Par William Porret, fondateur et directeur associé de Enora Consulting 

Quand les prestations de conseil subissent la loi des services achats 
Alors que les médias nous parlent de crise immobilière et financière, Bercy nous explique que le pouvoir d’achat a baissé et les industriels de la grande consommation prennent le relai pour essayer d’attirer les ménages dans leurs méga-enseignes, nous pouvons nous demander ce qu’il en est des relations inter-entreprises concernant les achats de « prestations intellectuelles à forte valeur ajoutée », autrement appelées « de conseil ». 

Périmètre 
En premier lieu, il convient de définir ce que l’on entend par prestation de conseil. Le conseil stratégique ou de direction générale n’entrant pas dans un schéma conventionnel d’achat, il s’agit ici des prestations de conseil opérationnel ou de management. 

Les achats imposent leurs pratiques 
Des grilles de profils et de prix associés sont créées presque systématiquement. Les prix sont définis par rapport aux fournisseurs les moins disant. Et cette démarche ne s’arrête pas là. Un cabinet de conseil sachant entrer dans ce schéma (au détriment de sa marge) peut se voir imposer un coefficient de minoration du prix de la journée suivant le montant global de jours commandés. Devant la logique de masse et purement financière des achats, les consultants ne répondent pas par une prestation de qualité à toute épreuve. 

Le conseil n’échappe pas à la vague du low cost 
Le marché du conseil s’adapte aux nouvelles pratiques d’achat des entreprises. Concrètement, les quelques places de marché qui autrefois permettaient de mettre en relation des cabinets sur des besoins ponctuels de ressources, s’ouvrent aux clients finaux qui publient leurs appels d’offres. D’autres vont plus loin encore en se faisant référencer dans certaines entreprises comme cabinet de conseil à part entière, et deviennent assez incontournables pour les petits cabinets ou les indépendants qui n’ont plus d’accès direct aux grandes entreprises. 
Certains cabinets proposent même des viviers de CV sans âme aux directions achats. On voit également l’arrivée de nouveaux acteurs sur ce marché du low cost : les cabinets de recrutement qui proposent de l’intérim. 
Ce système a comme conséquence d’ajouter un intermédiaire – voire plusieurs – qui prennent tous une marge. 

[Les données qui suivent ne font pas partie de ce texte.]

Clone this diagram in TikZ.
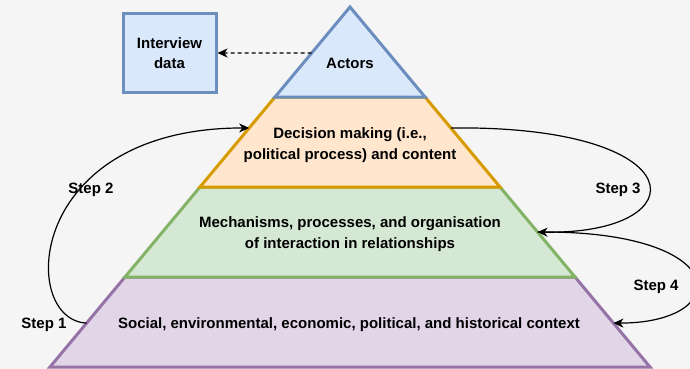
\documentclass[tikz,border=0pt]{standalone}
\usepackage{fontspec}
\setmainfont{Liberation Sans}
\usetikzlibrary{calc,arrows.meta}
\definecolor{bgcol}{RGB}{245,245,245}
\definecolor{bluefill}{HTML}{DAE8FC}
\definecolor{bluedraw}{HTML}{6C8EBF}
\definecolor{orangefill}{HTML}{FFE6CC}
\definecolor{orangedraw}{HTML}{D79B00}
\definecolor{greenfill}{HTML}{D5E8D4}
\definecolor{greendraw}{HTML}{82B366}
\definecolor{purplefill}{HTML}{E1D5E7}
\definecolor{purpledraw}{HTML}{9673A6}
\begin{document}
\begin{tikzpicture}[x=1pt,y=-1pt,
    layer/.style={line width=3pt, line join=miter},
    txt/.style={font=\fontsize{15}{20.5}\selectfont\bfseries, align=center},
    conn/.style={line width=1.2pt, -{Stealth[length=10pt,width=9pt,inset=3pt]}}]
      \useasboundingbox (0,0) rectangle (690,369);
      \fill[bgcol] (0,0) rectangle (690,369);
      \clip (0,0) rectangle (690,369);
      \coordinate (apex) at (350,7);
      \coordinate (bl) at (50,367);
      \coordinate (br) at (650,367);
      \foreach \i/\t in {1/0.25,2/0.5,3/0.75} {
        \coordinate (l\i) at ($(apex)!\t!(bl)$);
        \coordinate (r\i) at ($(apex)!\t!(br)$);
      }

      \draw[layer, draw=purpledraw, fill=purplefill] (l3) -- (r3) -- (br) -- (bl) -- cycle;
      \draw[layer, draw=greendraw, fill=greenfill] (l2) -- (r2) -- (r3) -- (l3) -- cycle;
      \draw[layer, draw=orangedraw, fill=orangefill] (l1) -- (r1) -- (r2) -- (l2) -- cycle;
      \draw[layer, draw=bluedraw, fill=bluefill] (apex) -- (r1) -- (l1) -- cycle;

      \node[txt] (actors) at (350,63) {Actors};
      \node[txt] (decision) at (350,145) {Decision making (i.e.,\\political process) and content};
      \node[txt] (mech) at (350,234) {Mechanisms, processes, and organisation\\of interaction in relationships};
      \node[txt] (context) at (349,325) {Social, environmental, economic, political, and historical context};

      \node[txt, draw=bluedraw, fill=bluefill, line width=3pt, minimum width=93pt, minimum height=78pt, inner sep=0pt] (interview) at (169.5,53) {Interview\\data};

      \coordinate (actw) at ($(apex)!0.128!(bl)$);
      \coordinate (decw) at ($(apex)!0.336!(bl)$);
      \coordinate (dece) at ($(apex)!0.336!(br)$);
      \coordinate (meche) at ($(apex)!0.625!(br)$);
      \coordinate (contw) at ($(apex)!0.878!(bl)$);
      \coordinate (conte) at ($(apex)!0.878!(br)$);

      \draw[conn, dash pattern=on 4pt off 3pt] (actw) -- (interview.east);
      \draw[conn] (contw) .. controls +(-68,-3) and +(-224,0) .. (decw);
      \draw[conn] (dece) .. controls +(247,-3) and +(162,3) .. (meche);
      \draw[conn] (meche) .. controls +(197,-2) and +(121,0) .. (conte);

      \node[txt] (step1) at (44,325) {Step 1};
      \node[txt] (step2) at (91,190) {Step 2};
      \node[txt] (step3) at (618,190) {Step 3};
      \node[txt] (step4) at (656,287) {Step 4};
    \end{tikzpicture}
\end{document}
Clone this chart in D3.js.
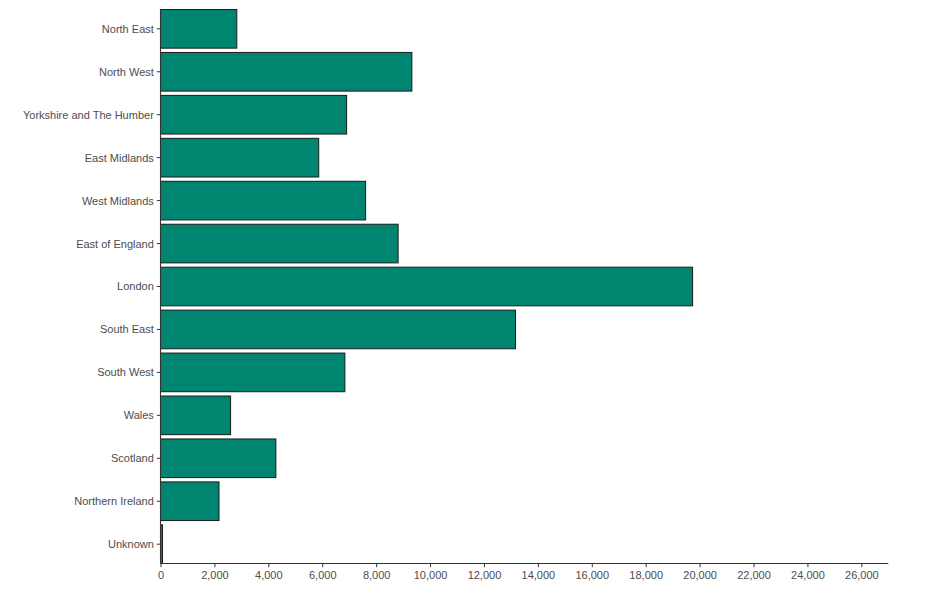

Le difficile rapport entre les achats et les directions métier 
Après avoir posé le décor (non sans un certain parti pris, avouons-le), revenons sur les conséquences des pratiques des achats sur le fonctionnement des directions métier. 
Certains projets nécessitant des prestations de conseil peuvent ne pas se passer aussi bien que prévu. 
Le client a tendance à rejeter les torts sur le prestataire (manque d’expérience ou démotivation du consultant). Et des projets complexes se soldent par un échec pour des raisons propres au client (politique interne, sponsorship insuffisant, mauvaise répartition des rôles, etc.). Mais de plus en plus souvent, les difficultés s’expliquent par le fait que le consultant n’est pas à la hauteur. 
Les directions métier constatent que leurs projets non aboutis sont ceux qui ont fait l’objet d’âpres négociations internes dès le départ. Outre les négociations avec les prestataires pressentis, la direction métier doit souvent se battre pour insister sur l’importance de la qualité de la prestation, donc sur la nécessité de retenir des profils de qualité. La direction des achats ayant le dernier mot, les directives ne sont pas toujours suivies. Mais ce sont bien ces directions métier qui en pâtissent ! 

Conclusion 
Les primes (générées par des économies d’achat) représentent une part non négligeable de la rémunération des acheteurs. Ils ont donc une forte inclination pour contractualiser avec les moins disant en allant à l’encontre des recommandations de la direction métier. 
Que faut-il faire ? Il faut avant tout supprimer ce conflit d’intérêt entre les économies virtuelles (et individuelles) générées par l’acheteur, et la nécessité de mettre le bon prix pour le bon profil dans l’objectif d’un projet réussi. Pour cela, il faudrait mettre en place un système de bonus-malus pour l’acheteur qui ne gagne pas de prime si le projet échoue. Directement associé à la réussite du projet, l’acheteur prendra alors à cœur d’écouter les directions métier.